After multiple nominations, Tony Blair finally achieved his dream of having Mick Jagger knighted in 2002. A bemused Rolling Stone report at the time commented on how despite the drug offences and releasing an album entitled Their Satanic Majesty Requests, "Queen Elizabeth II knighted Mick Jagger during her birthday celebration in June." Except she didn't. Instead, Queen Elizabeth II was at King Edward VII Hospital. The Express passes on the rumor that "The Queen was said to have deliberately scheduled an operation to remove cartilage from her left knee for the day before Jagger received one of the country's highest honours." The reported reasoning for this purposeful schedule conflict was that the Queen would "much rather be here than at Buckingham Palace knighting a certain party." Instead, Prince Charles tapped Mick Jagger's shoulders with the sword in her place.

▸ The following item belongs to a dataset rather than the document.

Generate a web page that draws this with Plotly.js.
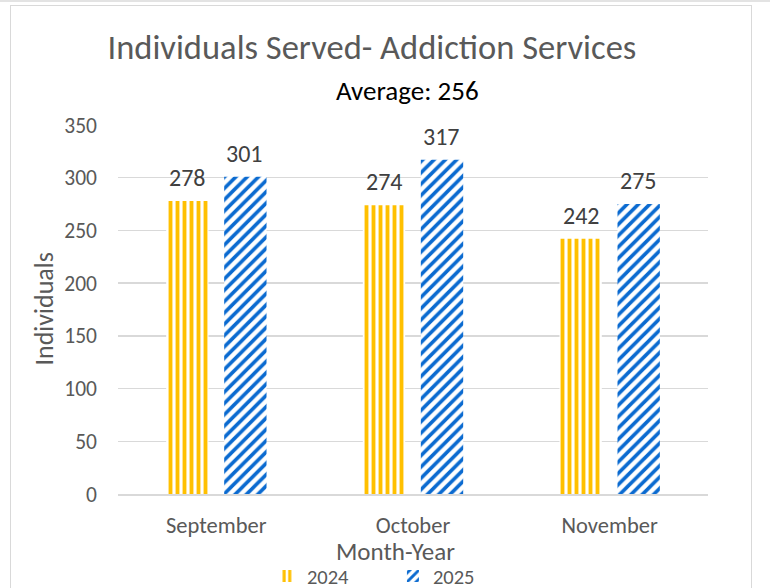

There were a few reasons circulating at the time. One was that, in the Queen's own words, Jagger was "not suitable" for the knighthood. Despite desperately wanting to climb the social ladder, Jagger had also embraced the anarchistic image of the Rolling Stones and had apparently called the Queen the "Chief Witch." 

According to Far Out Magazine, Keith Richards agreed with the Queen vehemently on this issue: "It's not what the Stones is about, is it? I don't want to step on stage with someone wearing a ... coronet and sporting the old ermine."

The Princess and the Rockstar

Perhaps the biggest beef between Queen Elizabeth and the now Sir Mick Jagger was due to his relationship with Princess Margaret, her little sister.

As Margaret's biographer, Christopher Warwick, told The Cut, part of her status in popular culture is due to the way she broke out of the confines of being a royal: "Margaret was perceived in many ways as a pioneer, as she straddled two worlds: the royal world with all its traditions and protocols and the modern world." A rockstar would certainly appeal to her. And he did. Due to the Stones' rough-edged marketing, the Queen was certainly not amused at the idea of the two scandalously running off together. She no doubt grew less amused at the stories of Margaret partying extensively with Jagger on the Caribbean island of Mustique, as the New York Post reports.  Afterward, Mick and Margaret remained friends, but the Queen never forgave Jagger for his impertinence and corrupting influence.